Le città oggi sono  “impossibili”, si accartocciano su se stesse all’interno della stretta gabbia della cronicizzazione del tessuto urbano, legate alla pianificazione poco strategica degli ultimi 30 anni che è lontana dall’essere vicina alle esigenze contemporanee dell’abitare.

Molteplici e di diversa natura sono i fattori che possono concorrere all’attivazione ed al successo di un progetto di riconversione ecologica di una città o di un territorio.

Partendo da una chiara visione degli obiettivi della leadership politica e tecnica, per arrivare alla necessità di un quadro di strumenti di pianificazione in grado di rendere possibili interventi complessi, non esclusivamente settoriali o puntuali, ma che coinvolgano intere parti del territorio e che vadano oltre il concetto del consumo di suolo a saldo zero.

Queste condizioni sono principalmente legate all’inadeguatezza della legislazione urbanistica e delle norme di governo del territorio, oltre all’assenza di una programmazione pluriennale concreta.

L’attuale pianificazione territoriale ed urbana risponde ancora alle logiche della continua espansione, manifestando l’urgenza di una riforma motivata dalle profonde modifiche intervenute nella geografia territoriale, nell’economia, nella società e dalle esigenze ecologiche rese drammaticamente attuali dal manifestarsi degli effetti dei cambiamenti climatici e dei conseguenti dissesti.

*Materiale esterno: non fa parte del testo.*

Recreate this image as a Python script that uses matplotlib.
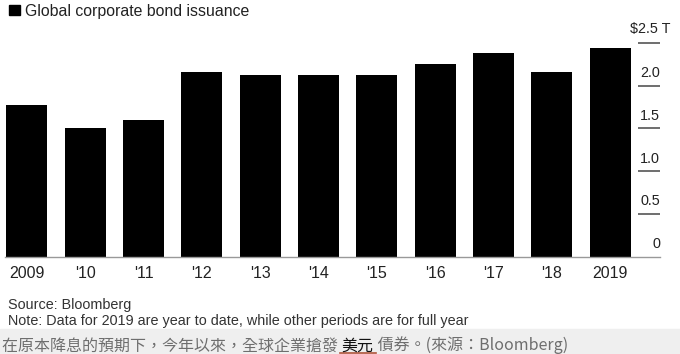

L’obiettivo strategico della città possibile del futuro non deve solo essere la resilienza e la capacità di adattarsi al cambiamento ma deve essere generatrice di uno sviluppo sostenibile che inverta i processi e chiuda i cicli ecologici della qualità dell’abitare, della salvaguardia, della qualificazione del paesaggio e della inclusione sociale.

Negli ultimi venti anni ci sono stati molti provvedimenti a scala statale, regionale e comunale che hanno promosso interventi infrastrutturali ed edilizi finalizzati al recupero ed alla riqualificazione energetica, ambientale e sociale del patrimonio pubblico e privato e delle periferie, al potenziamento del trasporto pubblico, alla creazione di nuove reti telematiche ed informatiche, ma quasi sempre si è trattato di interventi completamente scollegati, non inquadrati in un disegno organico di transizione ecologica delle aree agricole, delle città e dei territori.

Provvedimenti che non sono stati capaci di garantire la continuità nel tempo di finanziamenti, non hanno saputo innescare processi virtuosi di ridefinizione dei processi di pianificazione alle diverse scale, del modo di progettare, costruire e gestire le città ed il territorio.

C’è quindi la necessità di mettere in campo, specialmente da parte di noi Architetti, attraverso la qualità dell’Architettura, tutte le nostre capacità di essere promotori culturali verso la società civile e le pubbliche amministrazioni di un piano d’azione per le città sostenibili, capace di chiedere un  programma pluriennale di finanziamento per la progettazione ed attuazione di interventi che, in forma coerente ed integrata, siano finalizzati ad accrescere la resilienza urbana e territoriale, a tutelare l’ambiente ed il paesaggio, a favorire la coesione sociale e a migliorare la qualità abitativa.

Un programma che anziché disperdere le risorse e preludere all’incompiutezza tenda a concentrare in progetti urbani integrati, esemplari in termini di eccellenza ambientale ed innovazione, riproducibili in diversi contesti e capaci di dare vita alla definizione di città possibile del futuro prossimo.